To be done
Draw out every line with the word "matplotlib" from the listing below.

## BEGIN

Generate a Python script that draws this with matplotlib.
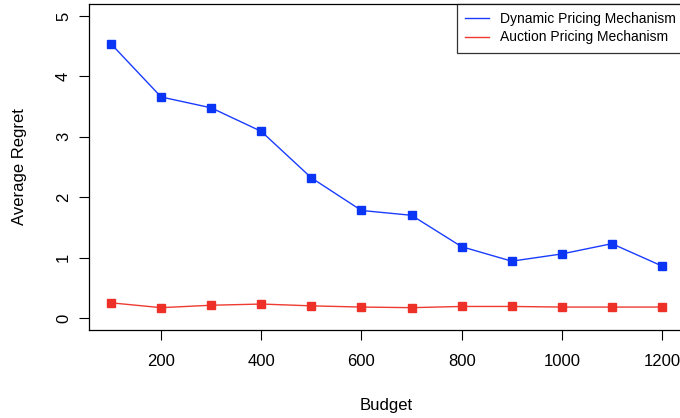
import matplotlib.pyplot as plt

budget = [100, 200, 300, 400, 500, 600, 700, 800, 900, 1000, 1100, 1200]
dynamic_regret = [4.54, 3.66, 3.48, 3.09, 2.32, 1.78, 1.70, 1.18, 0.94, 1.06, 1.23, 0.86]
auction_regret = [0.25, 0.17, 0.21, 0.23, 0.20, 0.18, 0.17, 0.19, 0.19, 0.18, 0.18, 0.18]

plt.rcParams['font.family'] = ['Liberation Sans', 'DejaVu Sans']

fig = plt.figure(figsize=(6.8, 4.18), dpi=100)
ax = fig.add_axes([89 / 680, 88 / 418, 595 / 680, 326 / 418])

ax.plot(budget, dynamic_regret, '-', color='#1a3cff', linewidth=1,
        label='Dynamic Pricing Mechanism')
ax.plot(budget, dynamic_regret, 's', color='#0a35f5', markersize=6, linestyle='none')
ax.plot(budget, auction_regret, '-', color='#ee3a30', linewidth=1,
        label='Auction Pricing Mechanism')
ax.plot(budget, auction_regret, 's', color='#ee3128', markersize=6, linestyle='none')

ax.set_xlim(56, 1244)
ax.set_ylim(-0.2, 5.2)
ax.set_xticks([200, 400, 600, 800, 1000, 1200])
ax.set_yticks([0, 1, 2, 3, 4, 5])
ax.tick_params(axis='both', direction='out', length=7, width=0.8, labelsize=12)
ax.tick_params(axis='x', pad=10)
ax.tick_params(axis='y', pad=6)
for lbl in ax.get_yticklabels():
    lbl.set_rotation(90)
    lbl.set_va('center')
for s in ax.spines.values():
    s.set_linewidth(0.9)

ax.set_xlabel('Budget', fontsize=12, labelpad=21)
ax.set_ylabel('Average Regret', fontsize=12, labelpad=21)

leg = ax.legend(loc='upper right', bbox_to_anchor=(1, 1), borderaxespad=0,
                fancybox=False, edgecolor='black', fontsize=10,
                handlelength=1.75, handletextpad=0.75, borderpad=0.6,
                labelspacing=0.3)
leg.get_frame().set_linewidth(0.9)

fig.savefig('out.png', dpi=100)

## END

Answer to the exercise
Generate a Python script that draws this with matplotlib.
import matplotlib.pyplot as plt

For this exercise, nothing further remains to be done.